En effet, il n y a guère de doute de
la main derrière ce drame. Le fait que des médias français
puissent évoquer, même en tant qu’hypothèse improbable, le fait
que cela puisse être le fait PKK est une absurdité sidérale et
raconte bien plus de chose sur leur incompétence.
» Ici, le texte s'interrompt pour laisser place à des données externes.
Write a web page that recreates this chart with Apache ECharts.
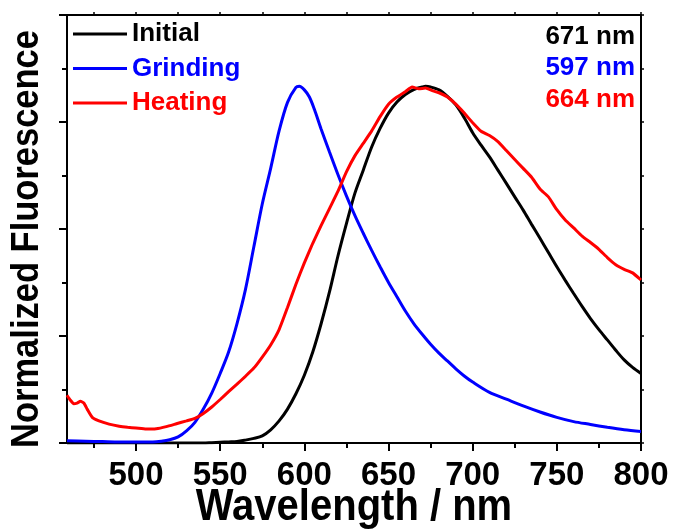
<!DOCTYPE html>
<html>
<head>
<meta charset="utf-8">
<script src="https://cdn.jsdelivr.net/npm/echarts@6/dist/echarts.min.js"></script>
<style>
  html, body { margin: 0; padding: 0; background: #fff; }
  #chart { width: 673px; height: 530px; }
</style>
</head>
<body>
<div id="chart"></div>
<script>
// Emission spectra (normalized) of the three solid states
const initialWl = [459, 470, 480, 490, 500, 510, 520, 530, 540, 545, 550, 555, 560, 565, 570, 575, 580, 585, 590, 595, 600, 605, 610, 615, 620, 625, 630, 635, 640, 645, 650, 655, 660, 665, 670, 672, 675, 680, 685, 690, 695, 700, 705, 710, 715, 720, 725, 730, 735, 740, 745, 750, 755, 760, 765, 770, 775, 780, 785, 790, 795, 800];
const initialVal = [0, 0, 0, 0, 0, 0, 0, 0, 0, 0.001, 0.002, 0.003, 0.004, 0.008, 0.013, 0.02, 0.037, 0.062, 0.095, 0.138, 0.19, 0.255, 0.335, 0.425, 0.525, 0.615, 0.7, 0.765, 0.83, 0.882, 0.925, 0.956, 0.977, 0.991, 0.998, 1.0, 0.998, 0.99, 0.972, 0.948, 0.912, 0.87, 0.835, 0.802, 0.765, 0.728, 0.69, 0.653, 0.613, 0.574, 0.534, 0.494, 0.456, 0.419, 0.383, 0.349, 0.318, 0.289, 0.26, 0.233, 0.212, 0.195];

const grindingWl = [459, 470, 480, 490, 500, 510, 515, 520, 525, 530, 535, 540, 545, 550, 555, 560, 565, 570, 575, 580, 585, 590, 595, 597, 600, 603, 606, 610, 615, 620, 625, 630, 635, 640, 645, 650, 655, 660, 665, 670, 675, 680, 685, 690, 695, 700, 710, 720, 730, 740, 750, 760, 770, 780, 790, 800];
const grindingVal = [0.006, 0.005, 0.004, 0.003, 0.003, 0.003, 0.005, 0.009, 0.017, 0.034, 0.058, 0.095, 0.14, 0.195, 0.255, 0.335, 0.43, 0.55, 0.67, 0.77, 0.875, 0.955, 0.997, 1.0, 0.99, 0.97, 0.935, 0.88, 0.815, 0.752, 0.693, 0.638, 0.588, 0.54, 0.494, 0.45, 0.41, 0.37, 0.335, 0.305, 0.277, 0.252, 0.23, 0.208, 0.188, 0.171, 0.142, 0.123, 0.104, 0.087, 0.072, 0.06, 0.052, 0.044, 0.037, 0.032];

const heatingWl = [459, 461, 463, 465, 467, 469, 471, 474, 478, 484, 490, 495, 500, 506, 512, 518, 524, 530, 535, 540, 545, 550, 555, 560, 565, 570, 575, 580, 585, 590, 595, 600, 605, 610, 615, 620, 625, 630, 635, 640, 645, 650, 655, 660, 664, 668, 672, 676, 680, 685, 690, 695, 700, 705, 710, 715, 720, 725, 730, 735, 740, 745, 750, 755, 760, 765, 770, 775, 780, 785, 790, 795, 800];
const heatingVal = [0.134, 0.12, 0.11, 0.112, 0.117, 0.112, 0.095, 0.072, 0.062, 0.053, 0.047, 0.044, 0.042, 0.039, 0.04, 0.046, 0.054, 0.062, 0.069, 0.083, 0.101, 0.122, 0.144, 0.165, 0.187, 0.21, 0.241, 0.275, 0.318, 0.38, 0.445, 0.505, 0.56, 0.61, 0.658, 0.706, 0.76, 0.805, 0.84, 0.875, 0.915, 0.95, 0.97, 0.985, 0.998, 0.993, 0.995, 0.988, 0.982, 0.97, 0.95, 0.925, 0.898, 0.874, 0.862, 0.845, 0.82, 0.795, 0.77, 0.745, 0.712, 0.69, 0.654, 0.625, 0.603, 0.58, 0.562, 0.543, 0.52, 0.5, 0.487, 0.477, 0.457];

const seriesNames = ['Initial', 'Grinding', 'Heating'];
const seriesColors = ['#000000', '#0000ff', '#ff0000'];
const peakLabels = ['671 nm', '597 nm', '664 nm'];

const xMajorTicks = [500, 550, 600, 650, 700, 750, 800];
const xMinorTicks = [475, 525, 575, 625, 675, 725, 775];
const xAllTicks = [475, 500, 525, 550, 575, 600, 625, 650, 675, 700, 725, 750, 775, 800];

const xTitle = 'Wavelength / nm';
const yTitle = 'Normalized Fluorescence';

const FONT = '"Liberation Sans", Arial, sans-serif';

function pairs(xs, ys) { return xs.map((x, i) => [x, ys[i]]); }

const chart = echarts.init(document.getElementById('chart'), null, { renderer: 'canvas' });

const axisLine = { show: true, onZero: false, lineStyle: { color: '#000', width: 2 } };
const xRange = { min: 459, max: 800 };

chart.setOption({
  animation: false,
  backgroundColor: '#fff',
  grid: { left: 67, right: 32, top: 15, bottom: 87, containLabel: false, outerBoundsMode: 'none' },
  xAxis: [
    {
      type: 'value', position: 'bottom', ...xRange,
      axisLine,
      splitLine: { show: false },
      axisTick: { show: true, inside: false, length: 8, customValues: xMajorTicks, lineStyle: { color: '#000', width: 2 } },
      axisLabel: { show: true, customValues: xMajorTicks, margin: 16, color: '#000', fontFamily: FONT, fontWeight: 'bold', fontSize: 33 }
    },
    {
      type: 'value', position: 'bottom', ...xRange,
      axisLine: { show: false },
      splitLine: { show: false },
      axisTick: { show: true, inside: false, length: 5, customValues: xMinorTicks, lineStyle: { color: '#000', width: 2 } },
      axisLabel: { show: false }
    },
    {
      type: 'value', position: 'top', ...xRange,
      axisLine,
      splitLine: { show: false },
      axisTick: { show: true, inside: false, length: 3, customValues: xAllTicks, lineStyle: { color: '#000', width: 1.5 } },
      axisLabel: { show: false }
    }
  ],
  yAxis: [
    {
      type: 'value', position: 'left', min: 0, max: 1.2, interval: 0.3,
      axisLine,
      splitLine: { show: false },
      axisTick: { show: true, inside: false, length: 8, lineStyle: { color: '#000', width: 2 } },
      minorTick: { show: true, splitNumber: 2, length: 5, lineStyle: { color: '#000', width: 2 } },
      minorSplitLine: { show: false },
      axisLabel: { show: false }
    },
    {
      type: 'value', position: 'right', min: 0, max: 1.2, interval: 0.15,
      axisLine,
      splitLine: { show: false },
      axisTick: { show: true, inside: false, length: 3, lineStyle: { color: '#000', width: 1.5 } },
      axisLabel: { show: false }
    }
  ],
  legend: {
    show: true,
    orient: 'vertical',
    left: 73, top: 21,
    padding: 0,
    itemWidth: 54, itemHeight: 3, itemGap: 8.5,
    icon: 'rect',
    selectedMode: false,
    textStyle: { fontFamily: FONT, fontWeight: 'bold', fontSize: 26, lineHeight: 26, padding: [0, 0, 0, 0] },
    data: seriesNames.map((n, i) => ({ name: n, itemStyle: { color: seriesColors[i] }, textStyle: { color: seriesColors[i] } }))
  },
  series: [
    { name: seriesNames[0], type: 'line', data: pairs(initialWl, initialVal), showSymbol: false, smooth: 0.3, lineStyle: { color: seriesColors[0], width: 3 }, itemStyle: { color: seriesColors[0] } },
    { name: seriesNames[1], type: 'line', data: pairs(grindingWl, grindingVal), showSymbol: false, smooth: 0.3, lineStyle: { color: seriesColors[1], width: 3 }, itemStyle: { color: seriesColors[1] } },
    { name: seriesNames[2], type: 'line', data: pairs(heatingWl, heatingVal), showSymbol: false, smooth: 0.15, lineStyle: { color: seriesColors[2], width: 3 }, itemStyle: { color: seriesColors[2] } }
  ],
  graphic: [
    // peak wavelengths, right-aligned in the top-right corner
    ...peakLabels.map((t, i) => ({
      type: 'text', right: 38, top: [24, 55, 87][i],
      style: { text: t, fill: seriesColors[i], font: 'bold 26px ' + FONT, textAlign: 'right' }
    })),
    // axis titles
    {
      type: 'text', x: 354, y: 508, scaleY: 1.1,
      style: { text: xTitle, fill: '#000', font: 'bold 40px ' + FONT, textAlign: 'center', textVerticalAlign: 'middle' }
    },
    {
      type: 'text', x: 27, y: 239, rotation: Math.PI / 2, scaleY: 1.12,
      style: { text: yTitle, fill: '#000', font: 'bold 34.5px ' + FONT, textAlign: 'center', textVerticalAlign: 'middle' }
    }
  ]
});
</script>
</body>
</html>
Cela ne correspond
ni à ses objectifs, ni à son orientation, ni à ses méthodes.
Quand à l’hypothèse que des relais de Daesh ou des « services »
aient pu chercher à « déstabiliser » est une autre
hypothèse qui n’a pas de sens : comme si le régime turc
était actuellement « stable », comme si Erdogan n’avait
pas entamé une guerre civile, comme si des dizaines de maires, de
responsables, de militants du HDP n’étaient pas arrêtés, comme
si les relais des Daesh et les barbouzes n’étaient pas eux-mêmes
intégrés dans l’appareil d’Etat à l’instar des heures les
plus sombres de Gladio… Comme si, la veille, dans un meeting
officiel de soutien à Erdogan et à l’AKP, un caïd mafieux
notoire n’avait pas déclaré que « la sang coulerait par
rigoles ».
Il s’agit pourtant d’un attentat au
cœur de la capitale d’un pays dont les services (le MIT) se
prévalent de leur efficacité contre un meeting dont la police
n’avait bien sûr pas organisé la moindre protection et au sujet
duquel l’information est censurée par le gouvernement…
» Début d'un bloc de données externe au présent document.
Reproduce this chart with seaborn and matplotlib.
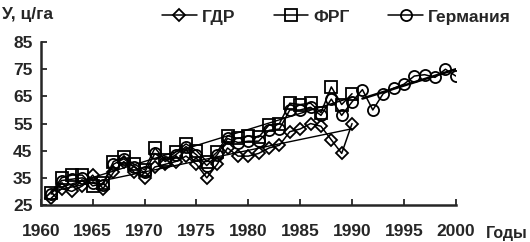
import numpy as np
import pandas as pd
import matplotlib
matplotlib.use("Agg")
import matplotlib.pyplot as plt
import seaborn as sns

# grain yield, centner per hectare
years_split = list(range(1961, 1991))
years_all = list(range(1961, 2001))

gdr = [27.5, 31, 30, 32, 36, 31, 37, 41, 37, 35,
       39, 40, 41, 43, 40, 35, 40, 46, 43, 43,
       44, 46, 47, 52, 53, 55, 54, 49, 44, 55]

frg = [29.5, 35, 36, 36, 32, 33, 41, 42.5, 40, 38,
       46, 41.5, 44.5, 47.5, 45, 41, 44.5, 50.5, 49.5, 50.5,
       50, 54.5, 55, 62.5, 62, 62.5, 59, 68.5, 62, 66]

germany = [29, 34, 34.5, 35, 33, 32.5, 40, 42, 39, 37,
           44, 41, 43.5, 46.5, 43.5, 39.5, 43.5, 49.5, 48, 48.5,
           48.5, 52.5, 53, 60, 60, 61, 58, 64, 58, 63,
           67.5, 60, 66, 68, 69.5, 72.5, 73, 72, 75, 72.5]

y_ticks = [25, 35, 45, 55, 65, 75, 85]
x_ticks = [1960, 1965, 1970, 1975, 1980, 1985, 1990, 1995, 2000]

sns.set_style("ticks")
plt.rcParams["font.family"] = ["Liberation Sans", "DejaVu Sans"]
plt.rcParams["font.weight"] = "bold"
fs = 12.5

fig = plt.figure(figsize=(5.30, 2.42), dpi=100)
ax = fig.add_axes([0.077, 0.153, 0.783, 0.673])

common = dict(color="black", lw=1.1, mfc="none", mec="black", mew=1.3)
sns.lineplot(x=years_split, y=gdr, marker="D", ms=6.5, ax=ax, label="ГДР", **common)
sns.lineplot(x=years_split, y=frg, marker="s", ms=8, ax=ax, label="ФРГ", **common)
sns.lineplot(x=years_all, y=germany, marker="o", ms=8, ax=ax, label="Германия", **common)

# linear trends
line_kws = dict(color="black", lw=1.0)
sns.regplot(x=years_split, y=gdr, scatter=False, ci=None, ax=ax, line_kws=line_kws, truncate=True)
sns.regplot(x=years_split, y=frg, scatter=False, ci=None, ax=ax, line_kws=line_kws, truncate=True)
sns.regplot(x=years_all[30:], y=germany[30:], scatter=False, ci=None, ax=ax,
            line_kws=dict(color="black", lw=1.8), truncate=True)

ax.set_xlim(1960, 2000)
ax.set_ylim(25, 85)
ax.set_xticks(x_ticks)
ax.set_yticks(y_ticks)
ax.tick_params(direction="in", length=4, width=1.3, labelsize=fs, pad=6)
ax.tick_params(axis="x", pad=14)
for lab in ax.get_xticklabels() + ax.get_yticklabels():
    lab.set_fontweight("bold")
sns.despine(ax=ax)
for sp in ("left", "bottom"):
    ax.spines[sp].set_linewidth(1.8)
ax.set_xlabel("")
ax.set_ylabel("")

fig.text(0.004, 0.94, "У, ц/га", fontsize=fs, fontweight="bold", va="center", ha="left")
fig.text(0.995, 0.035, "Годы", fontsize=11.5, fontweight="bold", va="center", ha="right")

handles, labels = ax.get_legend_handles_labels()
ax.legend_.remove()
fig.legend(handles[:3], labels[:3], loc="center", bbox_to_anchor=(0.635, 0.93), ncol=3,
           frameon=False, handlelength=2.0, handletextpad=0.3,
           columnspacing=2.2, prop=dict(weight="bold", size=fs))

fig.savefig("out.png", dpi=100)
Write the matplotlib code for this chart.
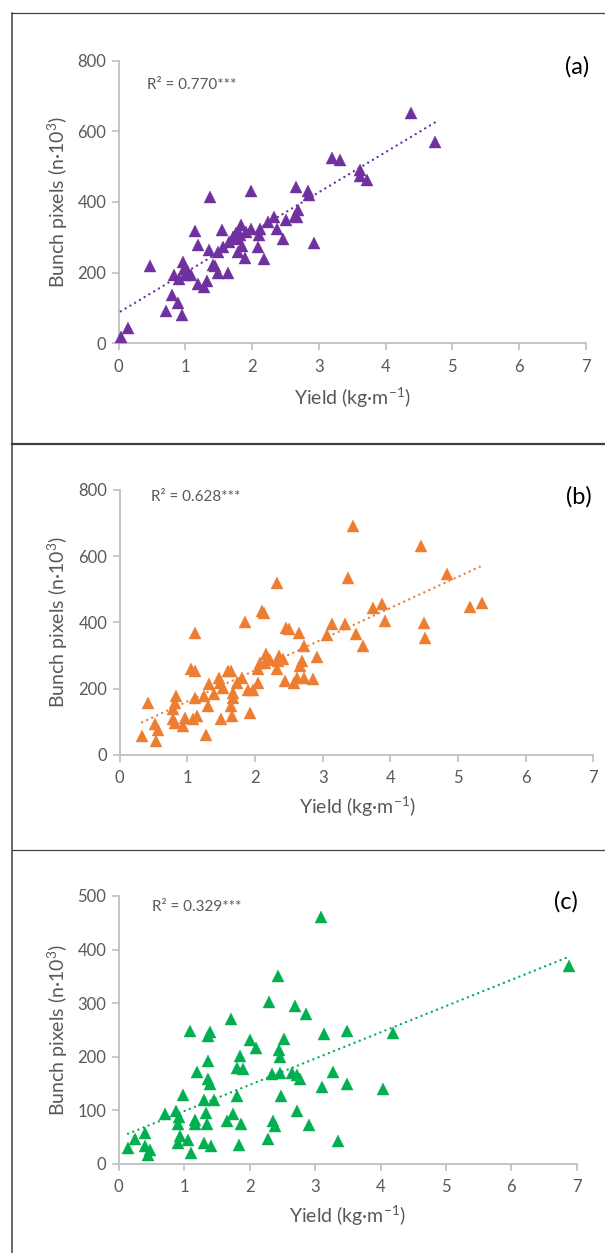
import matplotlib
matplotlib.use("Agg")
import matplotlib.pyplot as plt
from matplotlib.lines import Line2D
import numpy as np

plt.rcParams['font.family'] = ['Lato', 'DejaVu Sans']
plt.rcParams['mathtext.fontset'] = 'custom'
plt.rcParams['mathtext.rm'] = 'Lato'
plt.rcParams['mathtext.it'] = 'Lato:italic'
plt.rcParams['mathtext.bf'] = 'Lato:bold'

# ---------------- data ----------------
yield_a = [0.03, 0.14, 0.47, 0.71, 0.80, 0.83, 0.89, 0.91, 0.95, 0.97, 0.98, 0.99, 1.04, 1.08,
           1.14, 1.19, 1.19, 1.28, 1.33, 1.37, 1.36, 1.42, 1.45, 1.49, 1.49, 1.55, 1.57, 1.64,
           1.65, 1.72, 1.75, 1.78, 1.79, 1.83, 1.82, 1.85, 1.89, 1.91, 1.98, 1.98, 2.08, 2.12,
           2.10, 2.17, 2.24, 2.32, 2.37, 2.46, 2.50, 2.65, 2.64, 2.68, 2.67, 2.83, 2.85, 2.93,
           3.20, 3.31, 3.61, 3.62, 3.72, 4.38, 4.74]
pixels_a = [17, 44, 220, 92, 137, 193, 115, 181, 79, 231, 209, 193, 203, 193,
            319, 277, 168, 160, 175, 413, 264, 222, 220, 259, 200, 321, 274, 200,
            287, 302, 311, 295, 258, 335, 306, 276, 241, 316, 430, 323, 274, 323,
            306, 239, 344, 358, 323, 294, 349, 443, 360, 377, 357, 431, 420, 285,
            524, 519, 491, 474, 462, 651, 571]

yield_b = [0.33, 0.42, 0.52, 0.56, 0.54, 0.79, 0.83, 0.81, 0.79, 0.81, 0.94, 0.96, 1.06, 1.11,
           1.12, 1.08, 1.14, 1.11, 1.24, 1.27, 1.30, 1.32, 1.39, 1.46, 1.48, 1.53, 1.49, 1.60,
           1.64, 1.64, 1.67, 1.68, 1.66, 1.74, 1.81, 1.85, 1.90, 1.92, 1.97, 2.04, 2.05, 2.08,
           2.11, 2.13, 2.16, 2.14, 2.22, 2.32, 2.34, 2.33, 2.36, 2.42, 2.45, 2.46, 2.50, 2.58,
           2.62, 2.65, 2.66, 2.69, 2.72, 2.73, 2.86, 2.91, 3.06, 3.14, 3.33, 3.37, 3.45, 3.49,
           3.60, 3.74, 3.87, 3.92, 4.45, 4.49, 4.51, 4.83, 5.17, 5.35]
pixels_b = [56, 157, 92, 75, 41, 137, 178, 155, 107, 97, 87, 112, 258, 369,
            253, 107, 117, 172, 177, 59, 147, 213, 182, 233, 218, 203, 107, 253,
            253, 147, 187, 172, 117, 218, 233, 402, 197, 127, 197, 218, 258, 278,
            434, 429, 303, 278, 286, 520, 283, 259, 299, 289, 223, 384, 380, 218,
            233, 369, 269, 284, 233, 328, 228, 294, 362, 394, 394, 533, 691, 364,
            328, 444, 455, 404, 632, 399, 354, 545, 447, 459]

yield_c = [0.14, 0.24, 0.40, 0.40, 0.44, 0.48, 0.70, 0.87, 0.92, 0.90, 0.93, 0.90, 0.98, 1.05,
           1.09, 1.10, 1.17, 1.17, 1.20, 1.30, 1.30, 1.33, 1.35, 1.37, 1.36, 1.40, 1.37, 1.40,
           1.41, 1.46, 1.65, 1.71, 1.74, 1.80, 1.81, 1.85, 1.90, 1.84, 1.87, 2.00, 2.09, 2.28,
           2.30, 2.34, 2.36, 2.38, 2.43, 2.45, 2.47, 2.47, 2.48, 2.52, 2.65, 2.70, 2.73, 2.73,
           2.77, 2.86, 2.90, 3.09, 3.11, 3.14, 3.27, 3.35, 3.49, 3.49, 4.04, 4.19, 6.88]
pixels_c = [29, 47, 57, 34, 17, 26, 93, 98, 88, 74, 52, 39, 128, 44,
            248, 20, 83, 74, 171, 119, 40, 95, 74, 192, 158, 150, 238, 246,
            34, 119, 81, 270, 93, 180, 127, 202, 178, 35, 74, 231, 216, 46,
            302, 167, 81, 71, 351, 213, 199, 169, 126, 234, 170, 294, 166, 99,
            158, 279, 72, 460, 144, 242, 172, 43, 248, 150, 139, 245, 370]

# trend lines: (slope, intercept)
trend_a = (113.5, 87.0)
trend_b = (94.2, 66.7)
trend_c = (49.0, 49.6)

r2_labels = ["R\u00b2 = 0.770***", "R\u00b2 = 0.628***", "R\u00b2 = 0.329***"]
panel_labels = ["(a)", "(b)", "(c)"]
colors = ["#7030A0", "#ED7D31", "#00B050"]
y_max = [800, 800, 500]
y_step = [200, 200, 100]
x_ticks = [0, 1, 2, 3, 4, 5, 6, 7]

# ---------------- figure ----------------
W, H = 605, 1253
fig = plt.figure(figsize=(W / 100, H / 100), dpi=100)

def fx(px):
    return px / W

def fy(py):
    return 1 - py / H

# axes boxes in pixels: (x0, x7, y_top, y_bottom)
boxes = [(118.8, 585.6, 60.7, 343.3),
         (119.7, 593.4, 490.0, 754.7),
         (118.8, 576.8, 896.0, 1164.0)]
r2_pos = [(147, 85), (151, 496.7), (152, 907)]
pl_pos = [(577, 66.7), (579, 496.7), (566, 901.7)]
xl_pos = [(352, 398), (357, 806.7), (347.5, 1216)]
yl_x = [70, 70, 70]

datasets = [(yield_a, pixels_a, trend_a), (yield_b, pixels_b, trend_b), (yield_c, pixels_c, trend_c)]

grey = "#595959"
spine_c = "#BFBFBF"

for i, (xs, ys, tr) in enumerate(datasets):
    x0, x7, yt, yb = boxes[i]
    ax = fig.add_axes([fx(x0), fy(yb), fx(x7) - fx(x0), fy(yt) - fy(yb)])
    ax.set_xlim(0, 7)
    ax.set_ylim(0, y_max[i])
    ax.plot(xs, ys, linestyle='none', marker='^', ms=8.8, color=colors[i],
            markeredgecolor=colors[i], markeredgewidth=0.3, zorder=3, clip_on=False)
    xs_arr = np.array(xs)
    tx = np.array([xs_arr.min(), xs_arr.max()])
    ax.plot(tx, tr[0] * tx + tr[1], color=colors[i], lw=1.7,
            linestyle=(0, (0.05, 2.3)), dash_capstyle='round', zorder=4)
    for s in ['top', 'right']:
        ax.spines[s].set_visible(False)
    for s in ['left', 'bottom']:
        ax.spines[s].set_color(spine_c)
        ax.spines[s].set_linewidth(1.3)
    ax.set_xticks(x_ticks)
    ax.set_yticks(np.arange(0, y_max[i] + 1, y_step[i]))
    ax.tick_params(axis='both', colors=spine_c, labelcolor=grey, labelsize=12,
                   length=5, width=1.2, direction='out')
    ax.tick_params(axis='x', pad=6)
    ax.tick_params(axis='y', pad=4)
    ax.patch.set_alpha(0)
    # labels
    fig.text(fx(xl_pos[i][0]), fy(xl_pos[i][1]), "Yield (kg\u00b7m$^{-1}$)",
             ha='center', va='center', fontsize=14, color=grey)
    ax.set_ylabel("Bunch pixels (n\u00b710$^{3}$)", fontsize=14, color=grey)
    ax.yaxis.set_label_coords((yl_x[i] - x0) / (x7 - x0), 0.5)
    fig.text(fx(r2_pos[i][0]), fy(r2_pos[i][1]), r2_labels[i], ha='left', va='center',
             fontsize=11, color=grey)
    fig.text(fx(pl_pos[i][0]), fy(pl_pos[i][1]), panel_labels[i], ha='center', va='center',
             fontsize=17, color='black')

# panel frame lines
fig.add_artist(Line2D([fx(11.7), 1], [fy(13), fy(13)], color='#404040', lw=0.9))
fig.add_artist(Line2D([fx(11.7), 1], [fy(444), fy(444)], color='#404040', lw=1.6))
fig.add_artist(Line2D([fx(11.7), 1], [fy(850.3), fy(850.3)], color='#404040', lw=0.9))
fig.add_artist(Line2D([fx(11.7), fx(11.7)], [fy(13), 0], color='#404040', lw=1.1))

fig.savefig("out.png", dpi=100, facecolor='white')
La main de « l’Etat-profond »
(autrement dit barbouzard) a pu prendre des formes directs ou
indirects. La forme de l’attentat n’est pas indifférent de ce
point de vu. S’il s’agit d’un attentat suicide (comme à
Suruç), cela indiquerait plutôt une « pakistanisation »
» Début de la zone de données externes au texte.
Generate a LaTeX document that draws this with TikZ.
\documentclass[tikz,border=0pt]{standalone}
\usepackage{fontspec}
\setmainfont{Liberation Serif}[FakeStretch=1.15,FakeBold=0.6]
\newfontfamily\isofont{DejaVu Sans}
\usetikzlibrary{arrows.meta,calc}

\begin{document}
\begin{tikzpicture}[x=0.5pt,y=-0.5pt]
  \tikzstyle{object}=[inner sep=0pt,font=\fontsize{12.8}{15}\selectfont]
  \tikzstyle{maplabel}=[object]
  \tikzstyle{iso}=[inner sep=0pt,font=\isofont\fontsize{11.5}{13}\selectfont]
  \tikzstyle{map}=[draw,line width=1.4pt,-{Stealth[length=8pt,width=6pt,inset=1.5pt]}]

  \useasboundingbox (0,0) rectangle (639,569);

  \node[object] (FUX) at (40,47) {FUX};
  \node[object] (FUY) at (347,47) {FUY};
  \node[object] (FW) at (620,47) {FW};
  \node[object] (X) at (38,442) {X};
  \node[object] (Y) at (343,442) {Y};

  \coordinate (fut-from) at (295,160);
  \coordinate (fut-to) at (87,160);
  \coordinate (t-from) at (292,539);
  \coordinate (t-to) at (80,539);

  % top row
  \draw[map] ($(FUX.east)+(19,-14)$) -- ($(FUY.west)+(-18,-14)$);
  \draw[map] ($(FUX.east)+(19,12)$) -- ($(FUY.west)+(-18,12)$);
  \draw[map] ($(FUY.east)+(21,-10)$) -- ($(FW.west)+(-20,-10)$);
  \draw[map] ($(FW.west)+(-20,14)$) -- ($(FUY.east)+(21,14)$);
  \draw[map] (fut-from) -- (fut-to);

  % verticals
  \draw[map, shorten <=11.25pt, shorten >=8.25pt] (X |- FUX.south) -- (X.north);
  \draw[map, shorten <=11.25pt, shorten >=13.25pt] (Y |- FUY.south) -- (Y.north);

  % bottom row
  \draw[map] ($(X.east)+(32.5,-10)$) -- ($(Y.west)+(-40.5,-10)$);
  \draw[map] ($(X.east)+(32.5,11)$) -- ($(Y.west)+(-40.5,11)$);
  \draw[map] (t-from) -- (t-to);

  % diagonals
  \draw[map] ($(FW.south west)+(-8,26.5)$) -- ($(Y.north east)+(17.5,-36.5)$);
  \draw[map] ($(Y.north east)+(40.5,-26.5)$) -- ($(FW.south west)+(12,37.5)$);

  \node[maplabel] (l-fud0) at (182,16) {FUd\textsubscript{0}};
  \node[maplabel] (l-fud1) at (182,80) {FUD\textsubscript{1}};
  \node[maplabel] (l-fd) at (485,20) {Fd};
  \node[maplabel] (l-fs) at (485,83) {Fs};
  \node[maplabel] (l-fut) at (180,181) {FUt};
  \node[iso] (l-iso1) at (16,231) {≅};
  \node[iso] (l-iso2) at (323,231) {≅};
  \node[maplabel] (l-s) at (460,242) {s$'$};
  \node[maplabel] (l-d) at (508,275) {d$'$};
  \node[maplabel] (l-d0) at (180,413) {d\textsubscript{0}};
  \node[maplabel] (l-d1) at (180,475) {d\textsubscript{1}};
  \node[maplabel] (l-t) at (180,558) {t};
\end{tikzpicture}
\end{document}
de la Turquie avec des services secrets cohabitant avec des groupes
réactionnaires ultra-radicaux et violents visant les kurdes
(principale opposition à Daesh en Syrie) et leurs alliés en
Turquie. Un attentat suicide signifierait que le pouvoir utilise ce
genre de groupes pour réprimer l’opposition sociale quand l’armée
et la police ne suffisent plus.
Une réponse remarquable a été donnée
le soir même à Istanbul où des dizaines de milliers de personnes
ont manifesté pour répondre à l’attentat d’Ankara aux cris
d’ « Etat assassin » et en montrant que, malgré
tout, ils n’avaient pas peur.
Au meeting improvisé à la place de la
République à Paris en ce 10 octobre 2015, Osman Baydemir, ancien
maire de Diyarbakir/Amed, actuellement député et figure majeure du
HDP a dit que si les massacres précédents avaient été éclaircis,
celui d’aujourd’hui aurait été évité. Cela est juste et nous
pouvons ajouter : si la réaction internationale après les
massacres précédents avaient été à la hauteur, l’attentat
d’Ankara aurait pu être évité.
Souvenons-nous
que le 27 juillet dernier, après l'attentat de Suruç qui avait déjà
emporté 33 militants de gauche, le site de l'Elysée rendait compte
d'une discussion téléphonique entre Hollande et Erdogan en ces
termes:
"Le
Président de la République a remercié son homologue pour l’action
vigoureuse menée contre Daech
et pour le renforcement de l’engagement de la Turquie aux côtés
de la Coalition."…
Pourtant,
il est désormais établi que le régime d’Erdogan est un des
principaux obstacles à la paix au Proche-Orient, qu’il poursuit la
tradition étatique d’oppression des kurdes et que pour cela il a
ouvert ses bras à Daech, qu’il réprime toute mobilisation sociale
et démocratique.
Or,
malgré ces faits indéniables, les gouvernements français
successifs sont d’une criminelle lâcheté. Et pour ce sujet, comme
pour de nombreux autres, François Hollande ne se distingue pas de
Nicolas Sarkozy. Ce gouvernement est pour le maintien du PKK sur la
liste des organisations terroristes de l’Union Européenne. Dans un
courrier au Collectif Solidarité Kurdistan ce 15 septembre, le
cabinet de François Hollande l’a répété. Dans ce même
courrier, il n’y a pas une phrase, pas un mot, rien sur la terreur
de l’Etat turc, sur les atteintes aux libertés fondamentales, même
pas un soupçon de compassion pour les victimes.
La
semaine dernière, Recep Erdogan a été reçu à bras ouverts à
Bruxelles par les dirigeants européens alors que la sanglante
répression en Turquie était en œuvre, quelques jours après que le
corps du jeune Haci Lokman Birlik, criblé de 28 balles, ai été
traîné dans les rues de Şırnak par un véhicule de la police…
Une hypothèse crédible (notamment
formulée par Guillaume Perrier, ex-correspondant du quotidien le
Monde en Turquie) est que le silence coupable des gouvernements
européens est motivé par la recherche d’un accord avec Erdogan
pour que celui-ci prenne « en charge » les migrants
voulant venir en Europe. Cette hypothèse à prendre très au sérieux
signifierait que la boucle est bouclée : afin de mettre en
œuvre une politique migratoire meurtrière d’Europe forteresse en
l’externalisant, les dirigeants européens seraient à laisser les
mains libres à un dirigeant aux mains maculés de sang.
Dès lors, notre démarche
internationaliste doit avancer sur deux jambes :
1) l’expression
de la solidarité afin de montrer que le HDP et les forces
démocratiques en Turquie ne sont pas seuls et
2) dévoiler la
lâcheté complice du gouvernement français.